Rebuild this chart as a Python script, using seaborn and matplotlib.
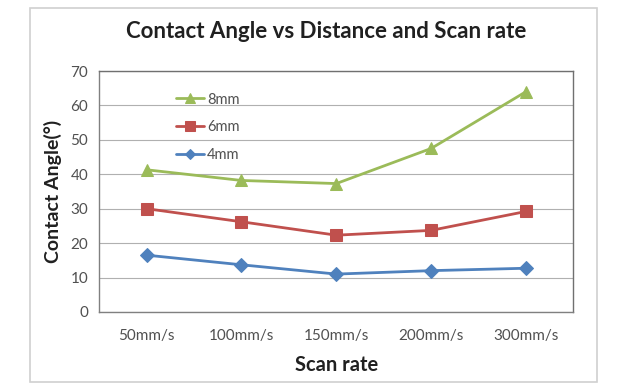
import numpy as np
import pandas as pd
import matplotlib
matplotlib.use("Agg")
import matplotlib.pyplot as plt
import seaborn as sns
from matplotlib.patches import Rectangle

scan_rates = ["50mm/s", "100mm/s", "150mm/s", "200mm/s", "300mm/s"]
angle_8mm = [41.3, 38.2, 37.3, 47.5, 64.0]
angle_6mm = [30.0, 26.2, 22.3, 23.7, 29.2]
angle_4mm = [16.5, 13.7, 11.0, 12.0, 12.7]
y_ticks = [0, 10, 20, 30, 40, 50, 60, 70]

series = [
    ("8mm", angle_8mm, "#9BBB59", "^", 9),
    ("6mm", angle_6mm, "#C0504D", "s", 9),
    ("4mm", angle_4mm, "#4F81BD", "D", 7),
]

sns.set_theme(style="white")
plt.rcParams["font.family"] = ["Lato", "DejaVu Sans"]

fig = plt.figure(figsize=(6.4, 3.88), dpi=100)
ax = fig.add_axes([0.155, 0.196, 0.741, 0.621])

x_pos = np.arange(len(scan_rates))
for name, vals, color, marker, size in series:
    df = pd.DataFrame({"x": x_pos, "y": vals})
    sns.lineplot(data=df, x="x", y="y", ax=ax, color=color, marker=marker,
                 markersize=size, markeredgecolor=color, linewidth=2,
                 label=name)

ax.set_xlim(-0.5, len(scan_rates) - 0.5)
ax.set_ylim(0, 70)
ax.set_yticks(y_ticks)
ax.set_xticks(x_pos)
ax.set_xticklabels(scan_rates, fontsize=11, color="#505050")
ax.tick_params(axis="y", labelsize=11, labelcolor="#505050", length=0, pad=8)
ax.tick_params(axis="x", length=0, pad=12)
# Excel-style tick marks between categories
ax.set_xticks(np.arange(-0.5, len(scan_rates)), minor=True)
ax.tick_params(axis="x", which="minor", length=4, color="#999999", direction="out")
ax.yaxis.grid(True, color="#B0B0B0", linewidth=0.8)
ax.set_axisbelow(True)
for side in ["top", "right"]:
    ax.spines[side].set_color("#707070")
    ax.spines[side].set_linewidth(1.0)
for side in ["left", "bottom"]:
    ax.spines[side].set_color("#808080")
    ax.spines[side].set_linewidth(1.0)

ax.set_xlabel("Scan rate", fontsize=14.5, fontweight="bold", labelpad=9,
              color="#202020")
ax.set_ylabel("Contact Angle(°)", fontsize=14, fontweight="bold", labelpad=6,
              color="#202020")
fig.suptitle("Contact Angle vs Distance and Scan rate", fontsize=16,
             fontweight="bold", x=0.51, y=0.945, color="#202020")

ax.legend(loc="upper left", bbox_to_anchor=(0.135, 0.965), frameon=False,
          fontsize=10.5, handlelength=1.9, handletextpad=0.2, labelspacing=0.95,
          markerscale=0.75, labelcolor="#505050")

fig.patches.append(Rectangle((0.047, 0.015), 0.886, 0.964, transform=fig.transFigure,
                             fill=False, edgecolor="#D0D0D0", linewidth=1.2))

fig.savefig("out.png", dpi=100)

◇ ◇ ◇ ◇

The lines from the top of the data above through the one holding "label=name)" are to be repeated exactly, and only those, with no pictures.

__EXERCISE RESPONSE__:
Rebuild this chart as a Python script, using seaborn and matplotlib.
import numpy as np
import pandas as pd
import matplotlib
matplotlib.use("Agg")
import matplotlib.pyplot as plt
import seaborn as sns
from matplotlib.patches import Rectangle

scan_rates = ["50mm/s", "100mm/s", "150mm/s", "200mm/s", "300mm/s"]
angle_8mm = [41.3, 38.2, 37.3, 47.5, 64.0]
angle_6mm = [30.0, 26.2, 22.3, 23.7, 29.2]
angle_4mm = [16.5, 13.7, 11.0, 12.0, 12.7]
y_ticks = [0, 10, 20, 30, 40, 50, 60, 70]

series = [
    ("8mm", angle_8mm, "#9BBB59", "^", 9),
    ("6mm", angle_6mm, "#C0504D", "s", 9),
    ("4mm", angle_4mm, "#4F81BD", "D", 7),
]

sns.set_theme(style="white")
plt.rcParams["font.family"] = ["Lato", "DejaVu Sans"]

fig = plt.figure(figsize=(6.4, 3.88), dpi=100)
ax = fig.add_axes([0.155, 0.196, 0.741, 0.621])

x_pos = np.arange(len(scan_rates))
for name, vals, color, marker, size in series:
    df = pd.DataFrame({"x": x_pos, "y": vals})
    sns.lineplot(data=df, x="x", y="y", ax=ax, color=color, marker=marker,
                 markersize=size, markeredgecolor=color, linewidth=2,
                 label=name)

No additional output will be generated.